** Work instructions **
Restate word for word the lines of the records below, starting at the line that contains "Rebuild this diagram" and ending at the line that contains "(0,0) rectangle (1516,1138);", with both of those lines included and nothing else.

** Extracted material **
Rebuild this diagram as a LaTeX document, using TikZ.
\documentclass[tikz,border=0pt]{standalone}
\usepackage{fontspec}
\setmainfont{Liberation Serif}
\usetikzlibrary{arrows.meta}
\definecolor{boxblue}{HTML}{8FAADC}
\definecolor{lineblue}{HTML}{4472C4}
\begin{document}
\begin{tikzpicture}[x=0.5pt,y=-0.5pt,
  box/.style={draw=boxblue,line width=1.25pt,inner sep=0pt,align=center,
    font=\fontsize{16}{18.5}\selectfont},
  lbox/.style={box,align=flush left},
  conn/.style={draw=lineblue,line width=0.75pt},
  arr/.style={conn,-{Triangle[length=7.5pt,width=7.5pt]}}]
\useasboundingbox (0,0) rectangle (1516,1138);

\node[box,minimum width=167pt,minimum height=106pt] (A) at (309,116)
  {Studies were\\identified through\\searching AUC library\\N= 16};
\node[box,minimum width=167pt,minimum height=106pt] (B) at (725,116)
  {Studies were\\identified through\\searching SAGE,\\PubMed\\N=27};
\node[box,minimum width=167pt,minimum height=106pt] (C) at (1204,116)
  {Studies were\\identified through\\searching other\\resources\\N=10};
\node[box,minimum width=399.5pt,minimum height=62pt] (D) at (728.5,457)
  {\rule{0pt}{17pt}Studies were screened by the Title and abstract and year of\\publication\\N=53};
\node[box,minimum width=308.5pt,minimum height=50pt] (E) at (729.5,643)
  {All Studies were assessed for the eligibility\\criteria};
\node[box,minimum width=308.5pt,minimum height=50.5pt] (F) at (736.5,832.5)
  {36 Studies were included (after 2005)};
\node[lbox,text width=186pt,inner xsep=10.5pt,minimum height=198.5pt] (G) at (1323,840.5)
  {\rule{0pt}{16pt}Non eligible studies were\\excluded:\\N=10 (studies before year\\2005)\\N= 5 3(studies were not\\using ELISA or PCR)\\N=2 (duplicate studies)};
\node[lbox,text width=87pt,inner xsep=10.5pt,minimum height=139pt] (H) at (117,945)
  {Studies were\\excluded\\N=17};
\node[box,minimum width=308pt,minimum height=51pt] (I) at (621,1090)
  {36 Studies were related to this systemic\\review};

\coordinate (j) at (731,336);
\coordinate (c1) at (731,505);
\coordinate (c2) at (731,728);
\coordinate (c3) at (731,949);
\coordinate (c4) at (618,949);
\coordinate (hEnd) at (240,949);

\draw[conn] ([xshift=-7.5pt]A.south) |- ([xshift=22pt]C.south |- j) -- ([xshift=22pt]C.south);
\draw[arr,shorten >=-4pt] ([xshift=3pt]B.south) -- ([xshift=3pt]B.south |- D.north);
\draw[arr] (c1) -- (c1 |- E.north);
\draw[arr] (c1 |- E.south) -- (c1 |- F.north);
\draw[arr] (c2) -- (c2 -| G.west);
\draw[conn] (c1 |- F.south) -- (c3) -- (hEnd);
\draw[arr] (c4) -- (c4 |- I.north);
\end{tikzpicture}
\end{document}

--

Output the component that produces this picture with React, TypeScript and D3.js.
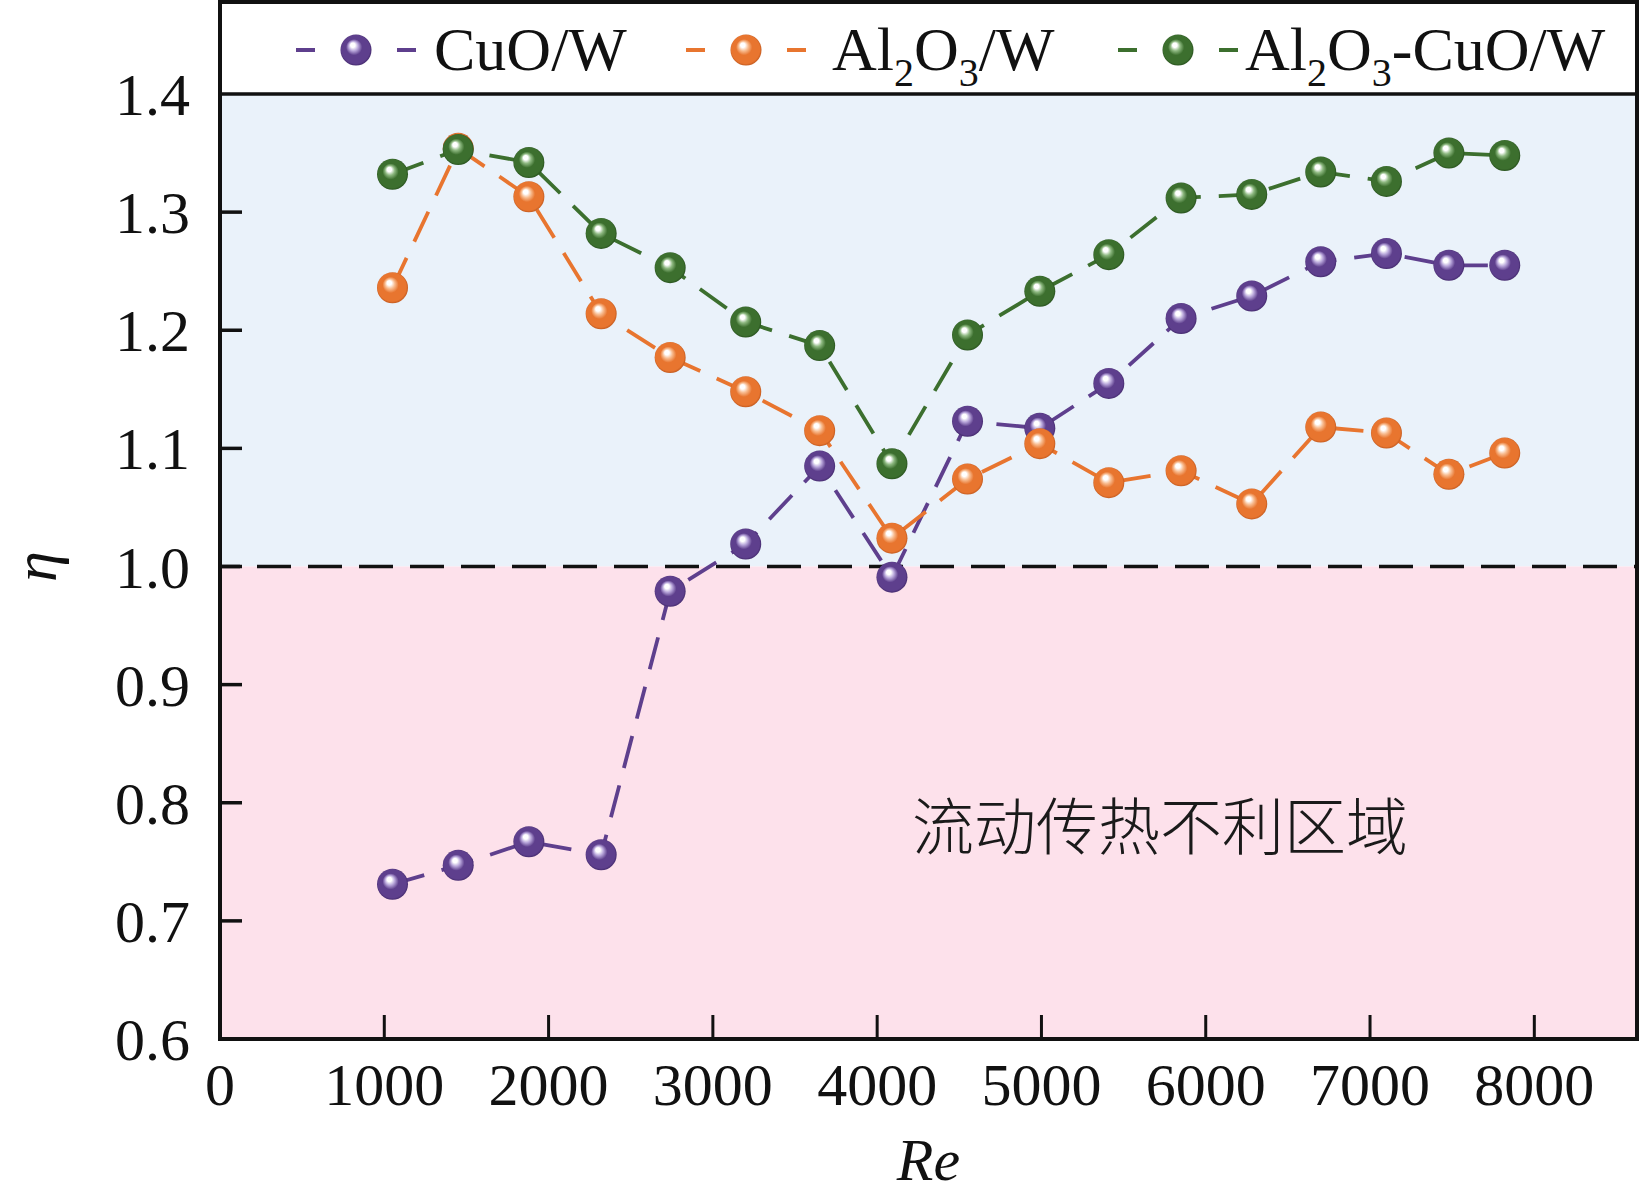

** Solved problem **
Rebuild this diagram as a LaTeX document, using TikZ.
\documentclass[tikz,border=0pt]{standalone}
\usepackage{fontspec}
\setmainfont{Liberation Serif}
\usetikzlibrary{arrows.meta}
\definecolor{boxblue}{HTML}{8FAADC}
\definecolor{lineblue}{HTML}{4472C4}
\begin{document}
\begin{tikzpicture}[x=0.5pt,y=-0.5pt,
  box/.style={draw=boxblue,line width=1.25pt,inner sep=0pt,align=center,
    font=\fontsize{16}{18.5}\selectfont},
  lbox/.style={box,align=flush left},
  conn/.style={draw=lineblue,line width=0.75pt},
  arr/.style={conn,-{Triangle[length=7.5pt,width=7.5pt]}}]
\useasboundingbox (0,0) rectangle (1516,1138);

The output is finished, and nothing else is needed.